Auch Wessis sind schon mal geflohen
Bernd Zeller zieht eine äußerst ambivalente Bilanz von 25 Jahren deutsche Einheit
Unser heutiger Bericht versucht sich an einer positiven und optimistischen Rückschau auf den Einigungsprozess, dessen 25-jähriges Jubiläum wir nun feiern oder je nach Position begehen und der mit dem Beschluss der Volkskammer zum Beitritt eingeleitet und mit der Unterzeichnung des Einigungsvertrages fortgesetzt wurde.

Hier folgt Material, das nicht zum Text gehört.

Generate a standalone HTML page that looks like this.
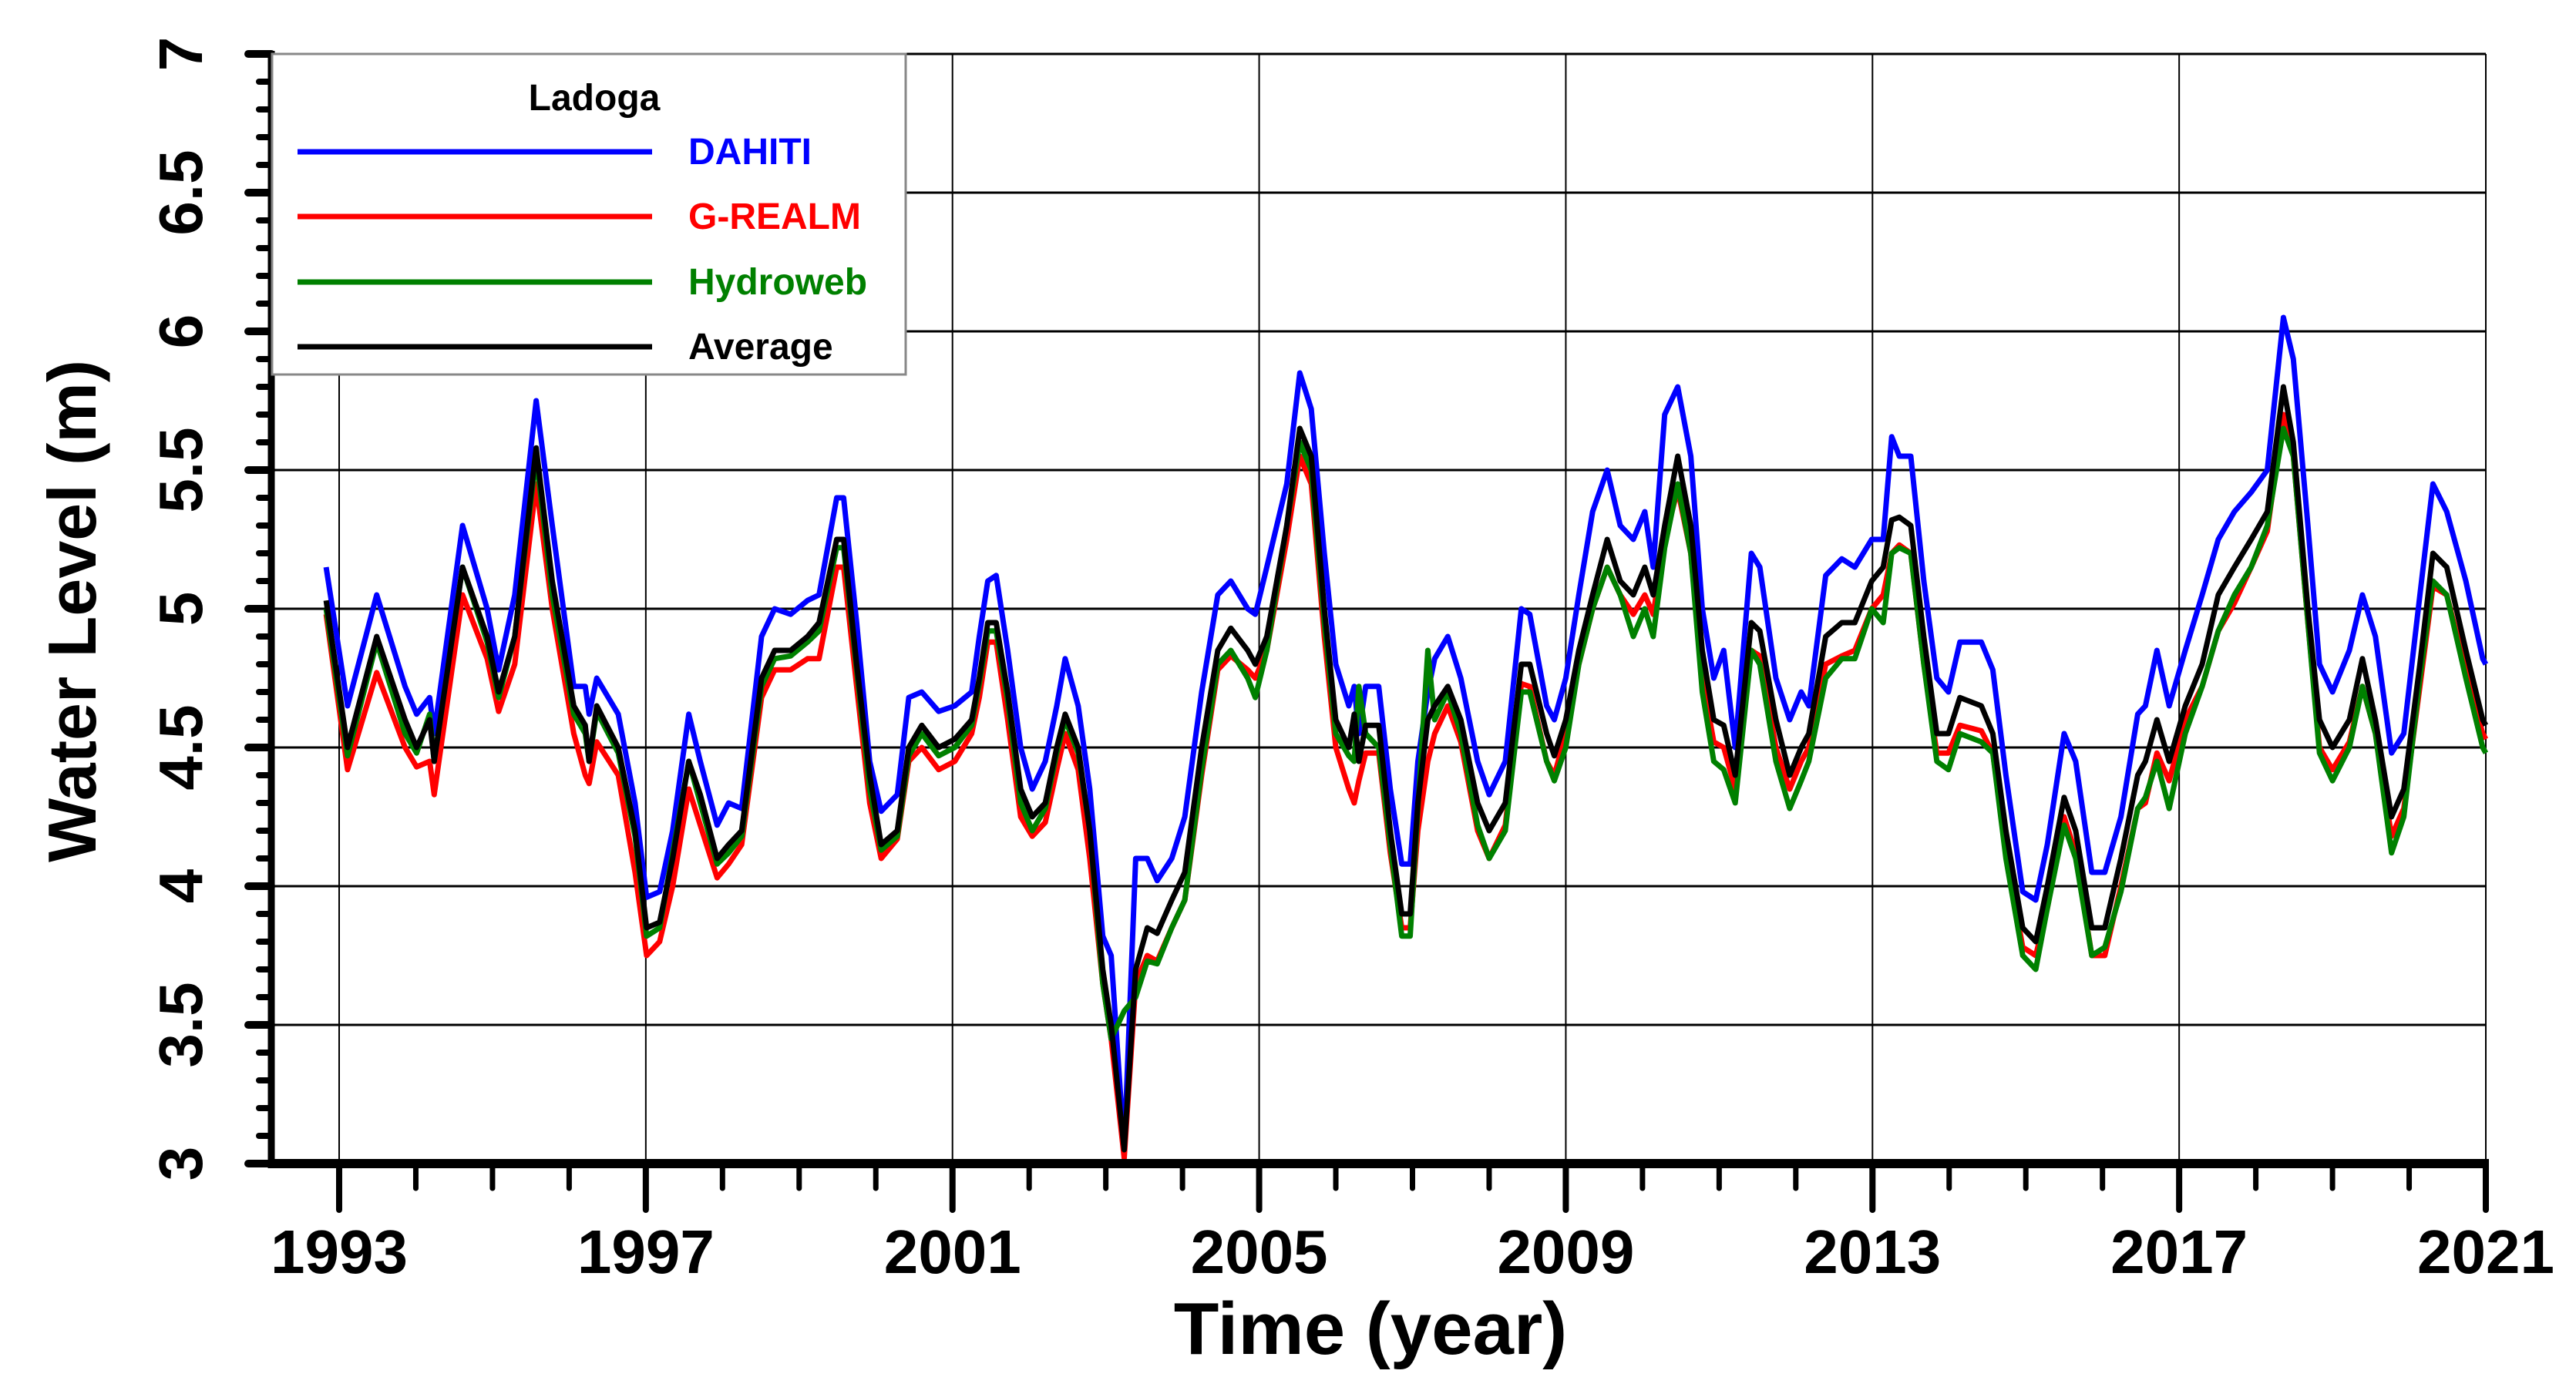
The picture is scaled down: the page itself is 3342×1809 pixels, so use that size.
<!DOCTYPE html>
<html><head><meta charset="utf-8"><style>
html,body{margin:0;padding:0;background:#fff;}
svg{display:block;font-family:"Liberation Sans",Arial,sans-serif;}
</style></head><body>
<svg id="chart" width="3342" height="1809" viewBox="0 0 3342 1809" xmlns="http://www.w3.org/2000/svg">
<rect x="0" y="0" width="3342" height="1809" fill="#fff"/>
<g id="grid"></g>
<g id="series"></g>
<g id="axes"></g>
<g id="legend">
  <rect x="353" y="70" width="822" height="416" fill="#fff" stroke="#888" stroke-width="3"/>
  <text x="771" y="143" font-size="48" text-anchor="middle" font-weight="bold">Ladoga</text>
  <line x1="386" y1="197" x2="846" y2="197" stroke="#0000ff" stroke-width="7"/>
  <text x="893" y="213" font-size="48" font-weight="bold" fill="#0000ff">DAHITI</text>
  <line x1="386" y1="281" x2="846" y2="281" stroke="#ff0000" stroke-width="7"/>
  <text x="893" y="297" font-size="48" font-weight="bold" fill="#ff0000">G-REALM</text>
  <line x1="386" y1="366" x2="846" y2="366" stroke="#008000" stroke-width="7"/>
  <text x="893" y="382" font-size="48" font-weight="bold" fill="#008000">Hydroweb</text>
  <line x1="386" y1="450" x2="846" y2="450" stroke="#000" stroke-width="7"/>
  <text x="893" y="466" font-size="48" font-weight="bold" fill="#000">Average</text>
</g>
<text x="1778" y="1757" font-size="96" font-weight="bold" text-anchor="middle">Time (year)</text>
<text transform="translate(124,793) rotate(-90)" font-size="88" font-weight="bold" text-anchor="middle">Water Level (m)</text>
</svg>
<script>
const times=[1992.83,1993.11,1993.49,1993.86,1994.01,1994.18,1994.24,1994.61,1994.93,1995.08,1995.29,1995.57,1995.78,1996.06,1996.21,1996.26,1996.36,1996.64,1996.86,1997.01,1997.18,1997.35,1997.56,1997.71,1997.93,1998.08,1998.25,1998.51,1998.68,1998.89,1999.11,1999.26,1999.49,1999.58,1999.75,1999.92,2000.07,2000.28,2000.43,2000.60,2000.82,2001.03,2001.25,2001.35,2001.46,2001.57,2001.72,2001.89,2002.04,2002.21,2002.36,2002.47,2002.64,2002.79,2002.96,2003.07,2003.24,2003.39,2003.54,2003.67,2003.86,2004.03,2004.25,2004.46,2004.63,2004.85,2004.95,2005.10,2005.36,2005.53,2005.68,2005.85,2006.00,2006.17,2006.24,2006.30,2006.39,2006.56,2006.71,2006.86,2006.97,2007.07,2007.20,2007.29,2007.46,2007.63,2007.85,2008.00,2008.21,2008.42,2008.53,2008.75,2008.85,2009.00,2009.17,2009.35,2009.54,2009.71,2009.88,2010.03,2010.14,2010.29,2010.46,2010.63,2010.78,2010.93,2011.06,2011.21,2011.42,2011.53,2011.74,2011.92,2012.07,2012.17,2012.39,2012.60,2012.77,2012.99,2013.14,2013.25,2013.35,2013.50,2013.67,2013.84,2013.99,2014.14,2014.42,2014.57,2014.74,2014.96,2015.13,2015.28,2015.50,2015.65,2015.86,2016.03,2016.24,2016.46,2016.56,2016.71,2016.87,2017.08,2017.30,2017.51,2017.72,2017.94,2018.15,2018.36,2018.49,2018.68,2018.83,2019.00,2019.22,2019.39,2019.56,2019.77,2019.93,2020.14,2020.31,2020.49,2020.74,2020.96,2021.00];
const average=[5.03,4.50,4.90,4.60,4.50,4.60,4.45,5.15,4.90,4.70,4.90,5.58,5.10,4.65,4.58,4.45,4.65,4.50,4.20,3.85,3.87,4.10,4.45,4.33,4.10,4.15,4.20,4.75,4.85,4.85,4.90,4.95,5.25,5.25,4.80,4.40,4.15,4.20,4.50,4.58,4.50,4.53,4.60,4.75,4.95,4.95,4.70,4.35,4.25,4.30,4.50,4.62,4.50,4.20,3.70,3.50,3.05,3.70,3.85,3.83,3.95,4.05,4.50,4.85,4.93,4.85,4.80,4.90,5.30,5.65,5.55,5.00,4.60,4.50,4.62,4.45,4.58,4.58,4.20,3.90,3.90,4.30,4.60,4.65,4.72,4.60,4.30,4.20,4.30,4.80,4.80,4.55,4.47,4.60,4.85,5.05,5.25,5.10,5.05,5.15,5.05,5.30,5.55,5.30,4.85,4.60,4.58,4.40,4.95,4.92,4.60,4.40,4.50,4.55,4.90,4.95,4.95,5.10,5.15,5.32,5.33,5.30,4.90,4.55,4.55,4.68,4.65,4.55,4.20,3.85,3.80,4.00,4.32,4.20,3.85,3.85,4.10,4.40,4.45,4.60,4.45,4.65,4.80,5.05,5.15,5.25,5.35,5.80,5.60,5.00,4.60,4.50,4.60,4.82,4.60,4.25,4.35,4.80,5.20,5.15,4.85,4.60,4.58];
const dahiti=[5.15,4.65,5.05,4.72,4.62,4.68,4.55,5.30,5.00,4.78,5.05,5.75,5.30,4.72,4.72,4.62,4.75,4.62,4.30,3.96,3.98,4.20,4.62,4.45,4.22,4.30,4.28,4.90,5.00,4.98,5.03,5.05,5.40,5.40,4.95,4.45,4.27,4.33,4.68,4.70,4.63,4.65,4.70,4.90,5.10,5.12,4.85,4.50,4.35,4.45,4.65,4.82,4.65,4.35,3.82,3.75,3.05,4.10,4.10,4.02,4.10,4.25,4.70,5.05,5.10,5.00,4.98,5.15,5.45,5.85,5.72,5.20,4.80,4.65,4.72,4.55,4.72,4.72,4.35,4.08,4.08,4.45,4.70,4.82,4.90,4.75,4.45,4.33,4.45,5.00,4.98,4.65,4.60,4.75,5.05,5.35,5.50,5.30,5.25,5.35,5.15,5.70,5.80,5.55,5.00,4.75,4.85,4.50,5.20,5.15,4.75,4.60,4.70,4.65,5.12,5.18,5.15,5.25,5.25,5.62,5.55,5.55,5.10,4.75,4.70,4.88,4.88,4.78,4.40,3.98,3.95,4.15,4.55,4.45,4.05,4.05,4.25,4.62,4.65,4.85,4.65,4.85,5.05,5.25,5.35,5.42,5.50,6.05,5.90,5.30,4.80,4.70,4.85,5.05,4.90,4.48,4.55,5.05,5.45,5.35,5.10,4.82,4.80];
const grealm=[4.98,4.42,4.77,4.50,4.43,4.45,4.33,5.05,4.82,4.63,4.80,5.45,5.00,4.55,4.40,4.37,4.52,4.40,4.05,3.75,3.80,4.00,4.35,4.22,4.03,4.08,4.15,4.68,4.78,4.78,4.82,4.82,5.15,5.15,4.72,4.30,4.10,4.17,4.45,4.50,4.42,4.45,4.55,4.68,4.88,4.88,4.60,4.25,4.18,4.23,4.42,4.55,4.42,4.10,3.65,3.45,3.02,3.65,3.75,3.73,3.85,3.95,4.40,4.78,4.83,4.78,4.75,4.85,5.25,5.55,5.45,4.90,4.50,4.35,4.30,4.38,4.48,4.48,4.12,3.85,3.85,4.20,4.45,4.55,4.65,4.52,4.20,4.10,4.22,4.73,4.72,4.45,4.40,4.55,4.80,5.00,5.15,5.05,4.98,5.05,4.98,5.25,5.43,5.20,4.75,4.52,4.50,4.35,4.85,4.83,4.50,4.35,4.45,4.50,4.80,4.83,4.85,5.00,5.05,5.20,5.23,5.20,4.80,4.48,4.48,4.58,4.56,4.48,4.12,3.78,3.75,3.92,4.25,4.12,3.75,3.75,4.00,4.28,4.30,4.48,4.38,4.60,4.72,4.92,5.02,5.15,5.28,5.70,5.55,4.95,4.50,4.42,4.52,4.72,4.55,4.18,4.28,4.72,5.08,5.05,4.78,4.55,4.53];
const hydroweb=[5.00,4.47,4.88,4.55,4.48,4.62,4.45,5.15,4.88,4.68,4.90,5.55,5.05,4.62,4.55,4.45,4.63,4.48,4.18,3.82,3.85,4.12,4.45,4.30,4.08,4.12,4.18,4.72,4.82,4.83,4.88,4.92,5.22,5.22,4.78,4.35,4.13,4.18,4.47,4.55,4.47,4.50,4.58,4.73,4.92,4.92,4.67,4.30,4.20,4.28,4.48,4.60,4.48,4.20,3.65,3.45,3.55,3.60,3.73,3.72,3.85,3.95,4.42,4.80,4.85,4.75,4.68,4.85,5.30,5.60,5.50,4.95,4.55,4.47,4.45,4.72,4.55,4.50,4.15,3.82,3.82,4.28,4.85,4.60,4.70,4.55,4.22,4.10,4.20,4.70,4.70,4.45,4.38,4.50,4.80,5.00,5.15,5.05,4.90,5.00,4.90,5.22,5.45,5.20,4.70,4.45,4.42,4.30,4.85,4.80,4.45,4.28,4.38,4.45,4.75,4.82,4.82,5.00,4.95,5.20,5.22,5.20,4.80,4.45,4.42,4.55,4.52,4.48,4.10,3.75,3.70,3.92,4.22,4.10,3.75,3.78,3.98,4.28,4.32,4.45,4.28,4.55,4.72,4.92,5.05,5.15,5.30,5.65,5.55,4.95,4.48,4.38,4.50,4.72,4.55,4.12,4.25,4.75,5.10,5.05,4.75,4.50,4.48];
const yTicks=[3,3.5,4,4.5,5,5.5,6,6.5,7];
const yTickLabels=["3","3.5","4","4.5","5","5.5","6","6.5","7"];
const xTicks=[1993,1997,2001,2005,2009,2013,2017,2021];
const xTickLabels=["1993","1997","2001","2005","2009","2013","2017","2021"];

const NS="http://www.w3.org/2000/svg";
const L=352,R=3225,T=70,B=1510;
const X0=1993,X1=2021,PX0=440,PX1=3225;
const Y0=3,Y1=7;
function sx(v){return PX0+(v-X0)*(PX1-PX0)/(X1-X0);}
function sy(v){return B-(v-Y0)*(B-T)/(Y1-Y0);}
function mk(tag,attrs,parent){const e=document.createElementNS(NS,tag);for(const k in attrs)e.setAttribute(k,attrs[k]);parent.appendChild(e);return e;}
const grid=document.getElementById('grid'),axes=document.getElementById('axes'),ser=document.getElementById('series');

yTicks.forEach(v=>{
  if(v===Y0)return;
  const g=mk('line',{x1:L,x2:R,y1:sy(v),y2:sy(v),stroke:'#000','stroke-width':3},grid);
  
  
});
xTicks.forEach(v=>{
  const g=mk('line',{x1:sx(v),x2:sx(v),y1:T,y2:B,stroke:'#000','stroke-width':2},grid);
  
  
});

const seriesList=[[dahiti,'#0000ff','series-dahiti'],[grealm,'#ff0000','series-grealm'],[hydroweb,'#008000','series-hydroweb'],[average,'#000000','series-average']];
seriesList.forEach(s=>{
  const d=times.map((t,i)=>(i?'L':'M')+sx(t).toFixed(1)+','+sy(s[0][i]).toFixed(1)).join(' ');
  const p=mk('path',{d:d,fill:'none',stroke:s[1],'stroke-width':7,'stroke-linejoin':'round'},ser);
  
  
});

const ya=mk('line',{x1:L,x2:L,y1:T-4,y2:B+6,stroke:'#000','stroke-width':9},axes);


const xa=mk('line',{x1:L-4,x2:R+4,y1:B,y2:B,stroke:'#000','stroke-width':12},axes);



for(let i=0;i<=40;i++){
  const v=Y0+i*0.1, major=(i%5===0);
  const t=mk('line',{x1:L-(major?30:16),x2:L,y1:sy(v),y2:sy(v),stroke:'#000','stroke-width':major?10:8,'stroke-linecap':'round'},axes);
  
  
}
yTicks.forEach((v,i)=>{
  const tx=mk('text',{transform:'translate(262,'+sy(v)+') rotate(-90)','font-size':80,'font-weight':'bold','text-anchor':'middle'},axes);
  tx.textContent=yTickLabels[i];
  
  
});
for(let yr=1993;yr<=2021;yr++){
  const major=((yr-1993)%4===0);
  const t=mk('line',{x1:sx(yr),x2:sx(yr),y1:B,y2:B+(major?60:32),stroke:'#000','stroke-width':major?8:7,'stroke-linecap':'round'},axes);
  
  
}
xTicks.forEach((v,i)=>{
  const tx=mk('text',{x:sx(v),y:1652,'font-size':80,'font-weight':'bold','text-anchor':'middle'},axes);
  tx.textContent=xTickLabels[i];
  
  
});
</script>
</body></html>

Die Art des Feierns selbst liefert erst einmal keinen Grund zum Optimismus. Wer sich noch an die Vorbereitungen und Durchführungen zu 25 Jahre DDR erinnert, muss eingestehen, dass die 25 Jahre nicht mehr DDR äußerst bescheiden gefeiert werden, als ob man sich irgendwie genieren würde. Es kann aber auch daran liegen, dass einem die letzteren 25 Jahre viel kürzer vorkommen.
Nun sind Vergleiche kaum möglich, bei denen man das, was ist, dem gegenüberstellt, was anderenfalls jetzt sein würde, denn die Vorstellung ist immer besser als die Realität, sofern man nicht böswillig eingestellt ist. Zwei Vorteile lassen sich aber kaum bestreiten. Zu dem einen ist Gregor Gysi zu zitieren, der kurz danach sagte: »Das mit den Faxgeräten ist schon doll, das hätten wir in 50 Jahren nicht geschafft.« Der zweite Vorteil ist gerade jetzt relevant: Es kann wohl als sicher angenommen werden, dass es die DDR nicht geschafft hätte, so viele Flüchtlinge zu versorgen.
Allerdings spielte diese Tatsache beim damaligen Volkskammerbeschluss überhaupt keine Rolle, was auf eine wenig vorausschauende Kondition der Abgeordneten schließen lässt. Das wird auch den heutigen Mandatsträgern nachgesagt. Es heißt von manchen Meinungsäußerern, die Parlamentarier würden nur bis zum Ende der Legislaturperiode denken: andere unterstellen nicht einmal das. Wie es sich damit ver- hält, kann dahingestellt bleiben, weil die Abgeordneten sowieso gar nicht weiterdenken müssen, denn die Fraktionsleitung tut es für sie, und die weiß es von der Kanzlerin. In diesem Zusammenhang ist nun wieder auf eine erstaunliche Vermehrung der Möglichkeiten für alle hinzuweisen, die der Wiedervereinigung zu verdanken ist, denn weder Kanzlerin noch Bundespräsident hätten zu Zeiten der Teilung ein nennenswertes Amt im Staat bekommen können, weder in Ost noch in West. Aber im vereinigten Deutschland stehen sie an der Spitze. Davon sollten wir alle uns inspirieren lassen.
Beim Flüchtlingsproblem wird zu Recht auf die damaligen Flüchtlingsströme hingewiesen, die durch die Einheit ausgelöst wurden, denn damals strömten viele, die im Westen keine Perspektive mehr sahen und verzweifelt waren, in die neuen Bundesländer, wo man ihnen als Aufbauhelfer oder Investoren eine Existenz sicherte. Die Zulagenzahlungen waren natürlich nicht das Hauptmotiv, auch wenn sie einen Ausgleich dafür schufen, in mangelnder Willkommenskultur als Wessis stigmatisiert zu werden.
Das Wirken des als Wessis titulierten Personals kann kaum objektiv bewertet werden. Sie waren nicht, wie auch sonst kein Mensch, illegal, aber ob sie eine kulturelle Bereicherung darstellten, ist nicht gerecht entscheidbar. Die Kultur im engeren Sinne hat sich gewandelt, der sozialistische Realismus in der Malerei ist einem überbezahlten staatsakademischen Rummel gewichen, dessen Produkte mit dem Fachbegriff Mist zu beschreiben sind. Das Theater wurde vom Joch des Autors befreit und soll das Volk schockieren, damit es sich nicht mehr von Diktatoren verführen lassen kann. Während dem Schulsystem der DDR zugutezuhalten ist, dass neben Wehrerziehung und Staatsbürgerkunde auch richtiger Unterricht die Bildung befördern sollte, fürchtet man heute, Wissen könnte die Kompetenzen blockieren. Derartige pädagogische Konzepte sind schon sehr lange Zeit in der alten Bundesrepublik vertreten worden, sie kamen aber im Westfernsehen und in der Werbung nicht vor, so dass man im Osten nicht auf sie gefasst war.
Die Zukunft, an der gearbeitet wird, sieht so aus, dass die Schule schockiert und das Theater Staatsbürgerkunde vermittelt.